Title :
Beyond Redundancies: A Metric-Invariant Method for Unsupervised Feature Selection
Author :
Hou, Yuexian ; Zhang, Peng ; Yan, Tingxu ; Li, Wenjie ; Song, Dawei
Author_Institution :
Sch. of Comput. Sci. & Technol., Tianjin Univ., Tianjin, China
fDate :
3/1/2010 12:00:00 AM
Abstract :
A fundamental goal of unsupervised feature selection is denoising, which aims to identify and reduce noisy features that are not discriminative. Due to the lack of information about real classes, denoising is a challenging task.

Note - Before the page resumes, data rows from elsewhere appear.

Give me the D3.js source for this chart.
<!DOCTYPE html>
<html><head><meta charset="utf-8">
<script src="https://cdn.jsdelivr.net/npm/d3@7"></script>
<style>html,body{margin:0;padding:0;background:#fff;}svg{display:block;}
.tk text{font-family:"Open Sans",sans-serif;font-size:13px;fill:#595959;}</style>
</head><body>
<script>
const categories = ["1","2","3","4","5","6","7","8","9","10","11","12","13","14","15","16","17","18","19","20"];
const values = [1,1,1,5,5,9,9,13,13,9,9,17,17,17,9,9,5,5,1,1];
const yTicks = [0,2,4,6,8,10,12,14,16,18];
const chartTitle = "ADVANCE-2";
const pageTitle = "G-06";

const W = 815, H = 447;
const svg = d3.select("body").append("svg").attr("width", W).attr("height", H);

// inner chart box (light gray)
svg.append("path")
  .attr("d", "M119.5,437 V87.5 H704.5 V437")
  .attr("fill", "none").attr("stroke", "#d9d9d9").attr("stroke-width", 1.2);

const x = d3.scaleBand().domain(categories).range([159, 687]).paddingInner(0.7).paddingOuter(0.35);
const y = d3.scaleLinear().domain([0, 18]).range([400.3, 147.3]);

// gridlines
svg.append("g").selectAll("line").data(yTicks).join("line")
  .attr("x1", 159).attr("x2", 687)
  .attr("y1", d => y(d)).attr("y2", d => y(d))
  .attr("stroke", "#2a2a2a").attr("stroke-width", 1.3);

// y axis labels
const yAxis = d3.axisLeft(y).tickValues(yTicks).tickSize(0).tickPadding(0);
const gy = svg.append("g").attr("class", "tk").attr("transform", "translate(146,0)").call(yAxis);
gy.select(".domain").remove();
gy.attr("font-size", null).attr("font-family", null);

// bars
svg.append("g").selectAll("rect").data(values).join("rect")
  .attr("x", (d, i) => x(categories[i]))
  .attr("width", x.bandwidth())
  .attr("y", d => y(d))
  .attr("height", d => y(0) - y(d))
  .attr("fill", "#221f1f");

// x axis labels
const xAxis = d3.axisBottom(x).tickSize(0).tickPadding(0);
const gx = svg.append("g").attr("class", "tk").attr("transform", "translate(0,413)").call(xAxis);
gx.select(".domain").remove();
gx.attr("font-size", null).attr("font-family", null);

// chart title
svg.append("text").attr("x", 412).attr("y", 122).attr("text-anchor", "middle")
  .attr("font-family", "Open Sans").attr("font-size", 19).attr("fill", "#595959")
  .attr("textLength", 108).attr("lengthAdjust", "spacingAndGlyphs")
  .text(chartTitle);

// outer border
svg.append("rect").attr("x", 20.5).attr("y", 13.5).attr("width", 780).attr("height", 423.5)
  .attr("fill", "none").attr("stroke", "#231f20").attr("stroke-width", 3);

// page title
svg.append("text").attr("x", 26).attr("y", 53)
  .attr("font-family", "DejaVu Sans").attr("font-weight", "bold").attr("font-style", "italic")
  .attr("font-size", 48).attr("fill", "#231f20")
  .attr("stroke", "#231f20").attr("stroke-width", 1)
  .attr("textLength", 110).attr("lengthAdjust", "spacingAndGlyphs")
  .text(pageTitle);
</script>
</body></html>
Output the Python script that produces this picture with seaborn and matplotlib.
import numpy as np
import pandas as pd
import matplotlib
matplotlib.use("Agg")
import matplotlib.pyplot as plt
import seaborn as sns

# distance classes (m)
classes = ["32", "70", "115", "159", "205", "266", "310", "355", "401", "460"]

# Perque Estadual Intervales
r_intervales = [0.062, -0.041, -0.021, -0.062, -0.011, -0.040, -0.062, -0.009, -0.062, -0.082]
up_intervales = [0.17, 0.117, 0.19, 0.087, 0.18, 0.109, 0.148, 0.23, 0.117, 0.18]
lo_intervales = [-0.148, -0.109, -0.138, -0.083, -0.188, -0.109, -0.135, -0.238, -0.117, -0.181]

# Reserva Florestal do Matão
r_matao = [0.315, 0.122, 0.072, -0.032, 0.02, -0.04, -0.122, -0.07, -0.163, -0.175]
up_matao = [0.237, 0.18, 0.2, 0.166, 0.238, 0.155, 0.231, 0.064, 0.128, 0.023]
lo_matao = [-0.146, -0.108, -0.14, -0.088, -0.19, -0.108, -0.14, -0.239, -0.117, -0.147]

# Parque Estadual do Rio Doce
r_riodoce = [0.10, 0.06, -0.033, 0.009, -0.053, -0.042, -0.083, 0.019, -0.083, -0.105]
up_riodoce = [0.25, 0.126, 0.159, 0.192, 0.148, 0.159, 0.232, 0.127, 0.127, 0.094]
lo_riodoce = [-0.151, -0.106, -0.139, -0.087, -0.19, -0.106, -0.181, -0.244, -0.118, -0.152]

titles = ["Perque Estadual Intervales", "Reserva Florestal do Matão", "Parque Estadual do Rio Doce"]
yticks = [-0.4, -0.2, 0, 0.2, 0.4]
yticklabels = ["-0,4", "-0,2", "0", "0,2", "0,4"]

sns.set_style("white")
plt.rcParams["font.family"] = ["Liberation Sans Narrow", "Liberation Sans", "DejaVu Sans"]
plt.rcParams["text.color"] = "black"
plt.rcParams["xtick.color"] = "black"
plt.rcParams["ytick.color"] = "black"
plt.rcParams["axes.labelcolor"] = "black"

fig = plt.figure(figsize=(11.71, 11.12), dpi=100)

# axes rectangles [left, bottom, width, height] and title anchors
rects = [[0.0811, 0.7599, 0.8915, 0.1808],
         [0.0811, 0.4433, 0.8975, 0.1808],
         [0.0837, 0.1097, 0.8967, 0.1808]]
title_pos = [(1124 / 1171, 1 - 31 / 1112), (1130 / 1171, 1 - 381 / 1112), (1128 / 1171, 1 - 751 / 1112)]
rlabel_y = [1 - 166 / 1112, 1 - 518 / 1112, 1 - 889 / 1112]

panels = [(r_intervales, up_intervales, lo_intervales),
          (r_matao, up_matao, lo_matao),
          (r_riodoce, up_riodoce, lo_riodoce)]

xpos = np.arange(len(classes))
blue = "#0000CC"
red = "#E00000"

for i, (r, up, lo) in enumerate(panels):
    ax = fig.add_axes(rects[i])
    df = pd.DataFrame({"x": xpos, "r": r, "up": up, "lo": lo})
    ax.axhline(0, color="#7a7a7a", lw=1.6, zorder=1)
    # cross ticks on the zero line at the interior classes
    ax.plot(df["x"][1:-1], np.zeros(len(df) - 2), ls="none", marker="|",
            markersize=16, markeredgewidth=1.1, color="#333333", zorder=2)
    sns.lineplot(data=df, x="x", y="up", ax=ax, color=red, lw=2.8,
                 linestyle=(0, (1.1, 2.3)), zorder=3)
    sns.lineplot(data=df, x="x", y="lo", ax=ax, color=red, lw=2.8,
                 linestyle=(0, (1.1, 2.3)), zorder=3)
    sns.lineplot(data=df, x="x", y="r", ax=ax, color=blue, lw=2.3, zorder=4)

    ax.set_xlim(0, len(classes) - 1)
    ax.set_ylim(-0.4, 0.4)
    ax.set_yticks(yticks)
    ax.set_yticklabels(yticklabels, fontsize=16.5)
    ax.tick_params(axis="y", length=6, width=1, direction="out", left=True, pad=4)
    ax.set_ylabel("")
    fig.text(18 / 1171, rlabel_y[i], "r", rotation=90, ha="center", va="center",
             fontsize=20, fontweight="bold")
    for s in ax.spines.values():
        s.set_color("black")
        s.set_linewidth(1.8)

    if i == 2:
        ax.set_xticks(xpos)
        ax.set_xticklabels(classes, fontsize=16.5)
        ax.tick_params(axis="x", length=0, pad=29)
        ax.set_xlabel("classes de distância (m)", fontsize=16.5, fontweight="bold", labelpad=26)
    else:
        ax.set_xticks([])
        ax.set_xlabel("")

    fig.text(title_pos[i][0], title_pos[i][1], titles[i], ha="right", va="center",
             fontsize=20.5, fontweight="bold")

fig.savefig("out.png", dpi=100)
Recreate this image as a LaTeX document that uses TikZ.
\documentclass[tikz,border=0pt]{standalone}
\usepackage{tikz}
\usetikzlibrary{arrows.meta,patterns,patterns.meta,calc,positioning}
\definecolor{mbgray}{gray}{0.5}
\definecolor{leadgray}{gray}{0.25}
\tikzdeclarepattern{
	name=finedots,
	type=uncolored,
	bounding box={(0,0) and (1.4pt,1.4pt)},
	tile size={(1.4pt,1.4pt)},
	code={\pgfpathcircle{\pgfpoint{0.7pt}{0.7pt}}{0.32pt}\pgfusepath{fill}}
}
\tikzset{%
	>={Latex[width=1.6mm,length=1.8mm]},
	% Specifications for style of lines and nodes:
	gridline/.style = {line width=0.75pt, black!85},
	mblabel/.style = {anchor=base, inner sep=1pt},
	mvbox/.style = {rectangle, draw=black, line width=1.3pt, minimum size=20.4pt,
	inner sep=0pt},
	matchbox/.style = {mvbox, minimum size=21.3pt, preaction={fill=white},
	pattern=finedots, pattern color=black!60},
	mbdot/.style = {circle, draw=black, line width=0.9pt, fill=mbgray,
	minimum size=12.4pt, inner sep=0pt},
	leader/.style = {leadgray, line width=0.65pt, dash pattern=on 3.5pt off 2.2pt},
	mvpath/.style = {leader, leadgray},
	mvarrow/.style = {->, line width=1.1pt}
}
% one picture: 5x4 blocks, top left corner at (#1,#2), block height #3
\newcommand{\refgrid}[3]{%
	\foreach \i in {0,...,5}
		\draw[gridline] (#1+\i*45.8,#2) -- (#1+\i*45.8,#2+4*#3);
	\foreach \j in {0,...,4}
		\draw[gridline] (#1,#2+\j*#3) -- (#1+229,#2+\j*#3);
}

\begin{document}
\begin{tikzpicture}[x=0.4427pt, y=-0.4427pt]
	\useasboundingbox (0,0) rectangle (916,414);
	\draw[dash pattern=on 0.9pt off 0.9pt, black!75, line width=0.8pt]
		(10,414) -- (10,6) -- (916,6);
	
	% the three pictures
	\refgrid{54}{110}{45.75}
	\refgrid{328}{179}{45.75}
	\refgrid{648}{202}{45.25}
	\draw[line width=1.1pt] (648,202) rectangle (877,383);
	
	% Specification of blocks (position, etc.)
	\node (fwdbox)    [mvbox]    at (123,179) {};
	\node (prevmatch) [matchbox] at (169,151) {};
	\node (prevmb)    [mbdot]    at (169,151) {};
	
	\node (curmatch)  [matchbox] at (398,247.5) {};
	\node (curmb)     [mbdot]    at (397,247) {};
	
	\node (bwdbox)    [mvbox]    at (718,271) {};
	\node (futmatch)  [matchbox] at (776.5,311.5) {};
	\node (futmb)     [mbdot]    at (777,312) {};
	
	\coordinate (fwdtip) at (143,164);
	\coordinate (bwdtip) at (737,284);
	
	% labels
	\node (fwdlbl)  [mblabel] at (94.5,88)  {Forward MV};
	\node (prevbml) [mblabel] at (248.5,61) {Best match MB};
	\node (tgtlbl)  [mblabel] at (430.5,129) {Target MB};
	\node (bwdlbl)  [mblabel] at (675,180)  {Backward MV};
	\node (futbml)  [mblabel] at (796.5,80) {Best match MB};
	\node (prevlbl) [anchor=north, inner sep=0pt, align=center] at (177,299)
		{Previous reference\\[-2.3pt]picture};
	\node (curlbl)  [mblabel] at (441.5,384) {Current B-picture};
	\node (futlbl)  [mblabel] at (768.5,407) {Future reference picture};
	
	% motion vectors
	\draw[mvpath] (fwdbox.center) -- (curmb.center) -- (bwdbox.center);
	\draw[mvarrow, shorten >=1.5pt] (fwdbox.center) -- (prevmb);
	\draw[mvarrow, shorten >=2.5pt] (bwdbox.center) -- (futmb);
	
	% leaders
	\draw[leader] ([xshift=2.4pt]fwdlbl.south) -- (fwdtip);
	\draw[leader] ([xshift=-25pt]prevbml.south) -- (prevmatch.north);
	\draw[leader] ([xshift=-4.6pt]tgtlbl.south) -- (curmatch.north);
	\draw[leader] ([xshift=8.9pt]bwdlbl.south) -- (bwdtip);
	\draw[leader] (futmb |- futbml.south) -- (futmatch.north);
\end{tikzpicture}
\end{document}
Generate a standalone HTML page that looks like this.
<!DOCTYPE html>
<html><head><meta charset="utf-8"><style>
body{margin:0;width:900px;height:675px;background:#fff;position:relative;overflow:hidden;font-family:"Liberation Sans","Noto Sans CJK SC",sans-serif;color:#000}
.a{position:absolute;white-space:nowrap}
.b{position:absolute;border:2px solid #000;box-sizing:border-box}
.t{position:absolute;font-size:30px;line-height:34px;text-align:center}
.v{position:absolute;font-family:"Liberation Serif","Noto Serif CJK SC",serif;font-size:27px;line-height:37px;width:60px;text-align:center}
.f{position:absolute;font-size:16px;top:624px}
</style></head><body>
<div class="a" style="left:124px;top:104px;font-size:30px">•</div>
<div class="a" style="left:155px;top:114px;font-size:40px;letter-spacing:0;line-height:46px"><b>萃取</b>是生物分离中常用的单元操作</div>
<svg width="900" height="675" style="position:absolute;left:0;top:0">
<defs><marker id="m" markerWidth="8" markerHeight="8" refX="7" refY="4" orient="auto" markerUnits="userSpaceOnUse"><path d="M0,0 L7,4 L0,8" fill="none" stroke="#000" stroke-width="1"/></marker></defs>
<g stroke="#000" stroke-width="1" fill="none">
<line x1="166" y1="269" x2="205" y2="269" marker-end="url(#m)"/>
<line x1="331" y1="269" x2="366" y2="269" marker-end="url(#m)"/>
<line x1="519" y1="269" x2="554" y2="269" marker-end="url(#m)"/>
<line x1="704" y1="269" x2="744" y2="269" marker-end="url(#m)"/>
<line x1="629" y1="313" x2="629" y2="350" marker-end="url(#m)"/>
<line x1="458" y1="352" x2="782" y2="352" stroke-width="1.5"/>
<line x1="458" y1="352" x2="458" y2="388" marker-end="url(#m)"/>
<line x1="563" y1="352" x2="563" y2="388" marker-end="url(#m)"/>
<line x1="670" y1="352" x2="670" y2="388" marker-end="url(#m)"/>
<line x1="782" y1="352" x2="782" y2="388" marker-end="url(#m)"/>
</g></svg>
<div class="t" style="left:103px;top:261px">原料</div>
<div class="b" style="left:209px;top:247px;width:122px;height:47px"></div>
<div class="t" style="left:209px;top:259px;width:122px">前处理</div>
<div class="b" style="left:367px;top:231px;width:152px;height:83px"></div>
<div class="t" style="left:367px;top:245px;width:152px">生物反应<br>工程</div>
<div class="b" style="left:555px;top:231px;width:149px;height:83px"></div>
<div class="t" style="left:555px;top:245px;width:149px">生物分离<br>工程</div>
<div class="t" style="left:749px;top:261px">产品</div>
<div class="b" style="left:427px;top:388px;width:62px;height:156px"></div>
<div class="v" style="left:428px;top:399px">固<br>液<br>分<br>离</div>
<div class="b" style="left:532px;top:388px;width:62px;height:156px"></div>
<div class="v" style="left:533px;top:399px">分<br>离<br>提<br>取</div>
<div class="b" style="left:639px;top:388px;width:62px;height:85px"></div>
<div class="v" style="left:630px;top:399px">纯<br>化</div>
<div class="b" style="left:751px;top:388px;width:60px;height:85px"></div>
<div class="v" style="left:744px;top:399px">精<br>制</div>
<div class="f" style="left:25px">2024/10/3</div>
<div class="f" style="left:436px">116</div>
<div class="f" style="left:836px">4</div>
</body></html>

The noisy features can disturb the reasonable distance metric and result in unreasonable feature spaces, i.e., the feature spaces in which common clustering algorithms cannot effectively find real classes. To overcome the problem, we make a primary observation that the relevance of features is intrinsic and independent of any metric scaling on the feature space. This observation implies that feature selection should be invariant, at least to some extent, with respect to metric scaling. In this paper, we clarify the necessity of considering the metric invariance in unsupervised feature selection and propose a novel model incorporating metric invariance. Our proposed method is motivated by the following observations: if the statistic that guides the unsupervised feature selection process is invariant with respect to possible metric scaling, the solution of this model will also be invariant. Hence, if a metric-invariant model can distinguish discriminative features from noisy ones in a reasonable feature space, it will also work on the unreasonable counterpart transformed from the reasonable one by metric scaling. A theoretical justification of the metric invariance of our proposed model is given and the empirical evaluation demonstrates its promising performance.
Keywords :
feature extraction; information theory; interference suppression; matrix algebra; pattern clustering; statistical analysis; clustering algorithms; denoising; distance metric; information theory; metric scaling; metric-invariant statistics; unreasonable feature spaces; unsupervised feature selection; Clustering algorithms; Decorrelation; Extraterrestrial measurements; Information theory; Measurement units; Noise level; Noise reduction; Statistics; Unsupervised learning; Vocabulary; Feature evaluation and selection; information theory; metric invariant.;
Journal_Title :
Knowledge and Data Engineering, IEEE Transactions on
DOI :
10.1109/TKDE.2009.84